# Material provided:
────

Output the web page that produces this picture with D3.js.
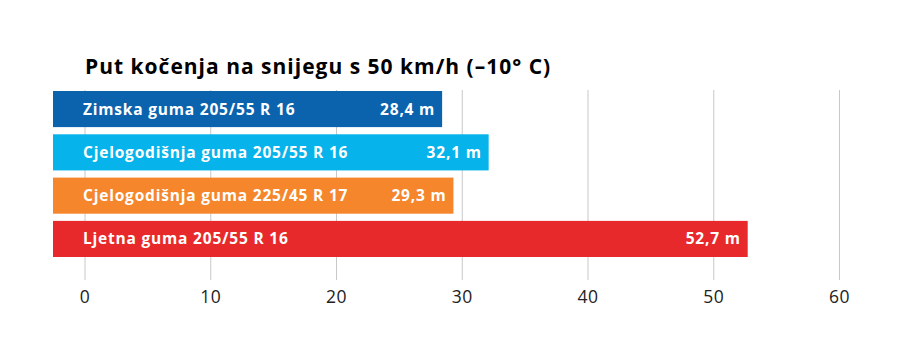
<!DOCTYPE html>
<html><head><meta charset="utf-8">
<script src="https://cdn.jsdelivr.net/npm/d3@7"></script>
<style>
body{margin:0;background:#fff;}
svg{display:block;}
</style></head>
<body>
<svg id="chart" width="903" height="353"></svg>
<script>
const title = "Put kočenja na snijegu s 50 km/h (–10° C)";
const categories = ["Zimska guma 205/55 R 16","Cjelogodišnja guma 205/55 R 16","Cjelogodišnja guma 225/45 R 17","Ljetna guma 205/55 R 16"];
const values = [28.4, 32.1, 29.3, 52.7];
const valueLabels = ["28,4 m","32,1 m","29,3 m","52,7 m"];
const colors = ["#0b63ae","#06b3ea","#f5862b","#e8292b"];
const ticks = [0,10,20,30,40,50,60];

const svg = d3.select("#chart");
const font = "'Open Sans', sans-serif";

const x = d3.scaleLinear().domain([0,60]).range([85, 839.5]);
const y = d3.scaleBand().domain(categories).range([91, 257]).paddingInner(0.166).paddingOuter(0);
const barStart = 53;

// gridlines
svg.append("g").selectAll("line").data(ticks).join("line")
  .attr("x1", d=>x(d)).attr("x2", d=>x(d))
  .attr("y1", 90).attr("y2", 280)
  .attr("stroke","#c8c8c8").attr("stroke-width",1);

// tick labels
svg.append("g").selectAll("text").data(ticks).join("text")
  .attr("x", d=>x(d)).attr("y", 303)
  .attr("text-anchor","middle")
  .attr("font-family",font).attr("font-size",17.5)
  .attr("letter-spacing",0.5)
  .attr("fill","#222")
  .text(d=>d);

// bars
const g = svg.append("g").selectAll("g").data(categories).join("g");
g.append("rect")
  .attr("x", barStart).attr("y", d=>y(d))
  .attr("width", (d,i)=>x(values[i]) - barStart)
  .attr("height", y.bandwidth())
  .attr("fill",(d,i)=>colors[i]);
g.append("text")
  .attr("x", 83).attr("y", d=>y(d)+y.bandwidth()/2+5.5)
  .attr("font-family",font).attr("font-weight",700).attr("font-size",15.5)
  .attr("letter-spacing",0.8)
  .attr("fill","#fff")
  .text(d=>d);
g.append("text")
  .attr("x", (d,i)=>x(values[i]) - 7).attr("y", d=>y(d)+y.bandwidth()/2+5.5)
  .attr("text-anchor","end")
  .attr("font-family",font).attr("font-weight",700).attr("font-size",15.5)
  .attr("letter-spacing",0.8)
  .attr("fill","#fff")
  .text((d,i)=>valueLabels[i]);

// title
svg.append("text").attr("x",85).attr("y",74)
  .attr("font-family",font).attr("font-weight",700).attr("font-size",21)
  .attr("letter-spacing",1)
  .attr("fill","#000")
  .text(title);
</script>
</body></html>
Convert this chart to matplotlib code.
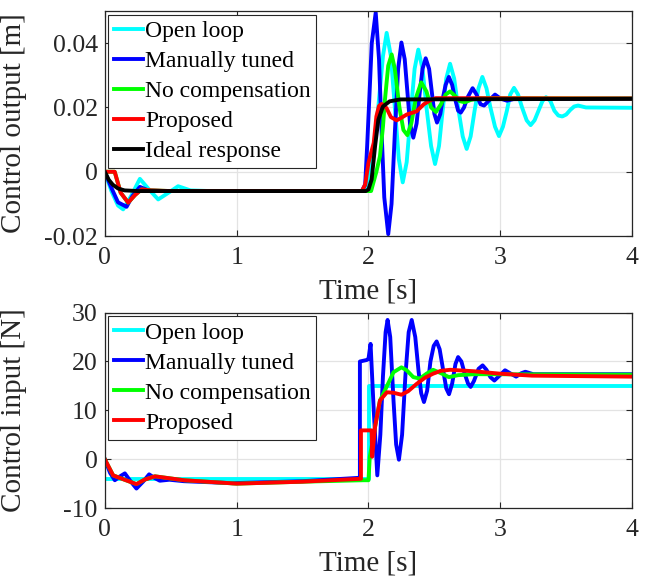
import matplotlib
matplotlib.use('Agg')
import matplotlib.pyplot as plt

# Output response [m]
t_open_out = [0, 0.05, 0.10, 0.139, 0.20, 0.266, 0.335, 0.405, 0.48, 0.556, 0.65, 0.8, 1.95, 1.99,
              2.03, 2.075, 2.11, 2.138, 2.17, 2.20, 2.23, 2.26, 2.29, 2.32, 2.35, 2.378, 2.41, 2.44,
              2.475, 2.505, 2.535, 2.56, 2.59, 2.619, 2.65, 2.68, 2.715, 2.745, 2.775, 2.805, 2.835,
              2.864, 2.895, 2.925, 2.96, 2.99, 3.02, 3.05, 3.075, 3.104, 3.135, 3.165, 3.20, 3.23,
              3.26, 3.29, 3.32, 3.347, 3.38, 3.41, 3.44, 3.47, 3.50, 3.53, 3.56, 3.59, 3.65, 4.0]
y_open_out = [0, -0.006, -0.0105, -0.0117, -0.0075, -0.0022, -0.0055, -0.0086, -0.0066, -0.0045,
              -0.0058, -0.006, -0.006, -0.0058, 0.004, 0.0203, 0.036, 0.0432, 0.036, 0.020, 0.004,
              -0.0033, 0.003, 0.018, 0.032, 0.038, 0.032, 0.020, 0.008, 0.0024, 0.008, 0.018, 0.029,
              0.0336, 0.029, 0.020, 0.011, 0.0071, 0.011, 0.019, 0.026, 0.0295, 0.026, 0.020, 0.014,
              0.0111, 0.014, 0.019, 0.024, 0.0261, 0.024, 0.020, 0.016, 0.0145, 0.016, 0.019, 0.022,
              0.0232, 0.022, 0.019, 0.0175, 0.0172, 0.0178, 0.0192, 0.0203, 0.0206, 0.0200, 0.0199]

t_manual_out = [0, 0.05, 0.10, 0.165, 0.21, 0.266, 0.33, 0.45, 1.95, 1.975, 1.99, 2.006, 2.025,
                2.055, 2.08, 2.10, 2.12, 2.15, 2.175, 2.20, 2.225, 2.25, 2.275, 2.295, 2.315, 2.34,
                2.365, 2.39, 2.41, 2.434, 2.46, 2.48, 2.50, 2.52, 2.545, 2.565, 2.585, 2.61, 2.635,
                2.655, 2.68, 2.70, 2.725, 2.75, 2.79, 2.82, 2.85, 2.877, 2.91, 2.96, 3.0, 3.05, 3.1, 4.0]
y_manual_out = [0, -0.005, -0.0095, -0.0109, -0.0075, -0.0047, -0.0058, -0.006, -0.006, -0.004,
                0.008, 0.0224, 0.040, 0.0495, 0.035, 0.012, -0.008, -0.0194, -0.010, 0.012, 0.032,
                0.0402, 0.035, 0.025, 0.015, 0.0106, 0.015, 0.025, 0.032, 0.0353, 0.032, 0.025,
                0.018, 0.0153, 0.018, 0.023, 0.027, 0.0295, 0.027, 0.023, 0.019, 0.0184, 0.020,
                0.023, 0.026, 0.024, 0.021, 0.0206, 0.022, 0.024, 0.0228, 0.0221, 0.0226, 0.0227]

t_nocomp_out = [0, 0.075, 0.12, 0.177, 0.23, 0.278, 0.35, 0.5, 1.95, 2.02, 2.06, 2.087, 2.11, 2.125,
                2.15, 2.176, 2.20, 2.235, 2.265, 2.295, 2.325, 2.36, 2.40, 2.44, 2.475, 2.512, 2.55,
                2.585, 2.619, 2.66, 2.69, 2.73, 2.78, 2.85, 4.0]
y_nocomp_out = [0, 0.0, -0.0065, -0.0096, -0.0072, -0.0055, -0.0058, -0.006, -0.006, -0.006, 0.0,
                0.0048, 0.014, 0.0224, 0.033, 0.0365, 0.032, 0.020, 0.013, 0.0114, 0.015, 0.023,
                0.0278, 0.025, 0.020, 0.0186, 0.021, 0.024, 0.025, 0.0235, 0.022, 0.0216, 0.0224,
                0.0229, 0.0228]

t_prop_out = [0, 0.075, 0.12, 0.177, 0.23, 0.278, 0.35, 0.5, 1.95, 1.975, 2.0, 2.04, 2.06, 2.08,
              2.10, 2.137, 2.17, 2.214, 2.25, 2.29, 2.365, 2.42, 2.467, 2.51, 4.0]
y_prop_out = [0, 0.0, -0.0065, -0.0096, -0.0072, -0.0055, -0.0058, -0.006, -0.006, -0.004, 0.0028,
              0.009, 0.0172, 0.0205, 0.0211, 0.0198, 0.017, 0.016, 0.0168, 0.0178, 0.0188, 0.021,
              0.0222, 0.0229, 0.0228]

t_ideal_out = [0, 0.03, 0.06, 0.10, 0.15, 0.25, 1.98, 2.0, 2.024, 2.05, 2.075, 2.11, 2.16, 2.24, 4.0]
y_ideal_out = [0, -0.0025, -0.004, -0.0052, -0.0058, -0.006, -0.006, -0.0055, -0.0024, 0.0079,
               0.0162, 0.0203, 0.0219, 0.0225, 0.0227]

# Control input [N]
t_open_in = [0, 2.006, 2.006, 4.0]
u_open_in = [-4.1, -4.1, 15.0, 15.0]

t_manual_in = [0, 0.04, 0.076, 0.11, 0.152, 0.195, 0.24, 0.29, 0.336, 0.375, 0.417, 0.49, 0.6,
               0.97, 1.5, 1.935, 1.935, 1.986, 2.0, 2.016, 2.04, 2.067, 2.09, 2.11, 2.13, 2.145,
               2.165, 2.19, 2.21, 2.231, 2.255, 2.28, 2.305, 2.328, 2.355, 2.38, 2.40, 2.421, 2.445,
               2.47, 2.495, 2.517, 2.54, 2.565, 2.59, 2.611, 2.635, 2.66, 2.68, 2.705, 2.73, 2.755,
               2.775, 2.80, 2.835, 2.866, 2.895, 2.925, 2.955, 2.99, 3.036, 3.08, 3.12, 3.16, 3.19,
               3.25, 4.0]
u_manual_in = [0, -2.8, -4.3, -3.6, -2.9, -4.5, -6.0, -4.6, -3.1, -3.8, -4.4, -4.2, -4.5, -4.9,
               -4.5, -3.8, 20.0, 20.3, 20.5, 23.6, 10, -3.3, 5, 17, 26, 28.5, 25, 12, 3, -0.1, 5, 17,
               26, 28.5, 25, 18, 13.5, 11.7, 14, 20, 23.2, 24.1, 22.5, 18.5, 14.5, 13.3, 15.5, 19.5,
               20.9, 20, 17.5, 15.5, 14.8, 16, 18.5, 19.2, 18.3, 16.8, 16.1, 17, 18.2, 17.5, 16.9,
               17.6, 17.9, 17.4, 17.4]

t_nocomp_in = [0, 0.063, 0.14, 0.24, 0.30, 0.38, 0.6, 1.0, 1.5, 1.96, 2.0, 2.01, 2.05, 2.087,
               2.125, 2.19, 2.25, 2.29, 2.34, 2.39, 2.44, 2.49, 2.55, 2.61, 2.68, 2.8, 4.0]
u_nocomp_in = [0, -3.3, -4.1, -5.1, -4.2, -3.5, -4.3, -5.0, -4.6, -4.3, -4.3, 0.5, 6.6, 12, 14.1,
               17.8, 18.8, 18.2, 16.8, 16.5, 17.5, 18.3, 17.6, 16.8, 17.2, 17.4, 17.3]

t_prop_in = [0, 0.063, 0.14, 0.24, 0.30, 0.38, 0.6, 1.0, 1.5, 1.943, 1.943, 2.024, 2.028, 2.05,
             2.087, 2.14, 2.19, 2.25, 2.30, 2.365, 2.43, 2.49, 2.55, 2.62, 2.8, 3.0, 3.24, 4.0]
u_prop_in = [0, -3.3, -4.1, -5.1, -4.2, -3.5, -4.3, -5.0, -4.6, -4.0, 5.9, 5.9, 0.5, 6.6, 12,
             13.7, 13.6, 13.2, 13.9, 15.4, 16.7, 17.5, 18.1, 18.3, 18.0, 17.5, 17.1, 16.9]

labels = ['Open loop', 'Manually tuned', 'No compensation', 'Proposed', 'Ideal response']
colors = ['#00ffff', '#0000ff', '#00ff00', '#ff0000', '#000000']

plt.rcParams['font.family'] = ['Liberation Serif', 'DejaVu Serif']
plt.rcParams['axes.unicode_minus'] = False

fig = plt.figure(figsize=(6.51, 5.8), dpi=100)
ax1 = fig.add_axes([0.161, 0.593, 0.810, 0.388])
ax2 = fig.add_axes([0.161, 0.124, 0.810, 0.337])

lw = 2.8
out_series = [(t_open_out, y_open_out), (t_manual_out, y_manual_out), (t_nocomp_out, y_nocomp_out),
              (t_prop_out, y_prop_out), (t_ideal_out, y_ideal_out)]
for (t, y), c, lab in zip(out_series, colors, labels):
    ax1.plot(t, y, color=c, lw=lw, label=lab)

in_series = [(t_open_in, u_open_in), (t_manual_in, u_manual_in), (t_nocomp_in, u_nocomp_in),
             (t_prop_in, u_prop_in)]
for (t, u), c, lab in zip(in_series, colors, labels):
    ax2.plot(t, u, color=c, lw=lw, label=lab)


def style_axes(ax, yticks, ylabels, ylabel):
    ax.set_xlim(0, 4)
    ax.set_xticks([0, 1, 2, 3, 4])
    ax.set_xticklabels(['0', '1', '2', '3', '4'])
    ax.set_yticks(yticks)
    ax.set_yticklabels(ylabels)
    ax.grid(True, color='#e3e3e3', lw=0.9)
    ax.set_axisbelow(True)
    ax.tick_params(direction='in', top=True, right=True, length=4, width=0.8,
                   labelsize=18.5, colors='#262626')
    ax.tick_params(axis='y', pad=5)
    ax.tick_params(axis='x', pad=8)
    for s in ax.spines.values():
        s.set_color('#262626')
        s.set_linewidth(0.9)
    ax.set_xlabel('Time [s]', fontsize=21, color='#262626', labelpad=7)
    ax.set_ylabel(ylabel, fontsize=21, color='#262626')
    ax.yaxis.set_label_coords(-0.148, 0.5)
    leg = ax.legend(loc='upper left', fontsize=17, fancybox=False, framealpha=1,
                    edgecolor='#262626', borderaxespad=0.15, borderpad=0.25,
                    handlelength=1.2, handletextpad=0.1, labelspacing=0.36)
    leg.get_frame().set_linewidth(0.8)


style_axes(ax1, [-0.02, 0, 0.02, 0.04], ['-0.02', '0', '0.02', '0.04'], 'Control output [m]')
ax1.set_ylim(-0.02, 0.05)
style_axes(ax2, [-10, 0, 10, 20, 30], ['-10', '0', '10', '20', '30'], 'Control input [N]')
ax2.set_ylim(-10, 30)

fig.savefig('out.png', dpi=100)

────

# Task objective:
Repeat exactly the lines from the first line of the records above through the line containing "const barStart = 53;", leaving out the pictures.

# The output:
Output the web page that produces this picture with D3.js.
<!DOCTYPE html>
<html><head><meta charset="utf-8">
<script src="https://cdn.jsdelivr.net/npm/d3@7"></script>
<style>
body{margin:0;background:#fff;}
svg{display:block;}
</style></head>
<body>
<svg id="chart" width="903" height="353"></svg>
<script>
const title = "Put kočenja na snijegu s 50 km/h (–10° C)";
const categories = ["Zimska guma 205/55 R 16","Cjelogodišnja guma 205/55 R 16","Cjelogodišnja guma 225/45 R 17","Ljetna guma 205/55 R 16"];
const values = [28.4, 32.1, 29.3, 52.7];
const valueLabels = ["28,4 m","32,1 m","29,3 m","52,7 m"];
const colors = ["#0b63ae","#06b3ea","#f5862b","#e8292b"];
const ticks = [0,10,20,30,40,50,60];

const svg = d3.select("#chart");
const font = "'Open Sans', sans-serif";

const x = d3.scaleLinear().domain([0,60]).range([85, 839.5]);
const y = d3.scaleBand().domain(categories).range([91, 257]).paddingInner(0.166).paddingOuter(0);
const barStart = 53;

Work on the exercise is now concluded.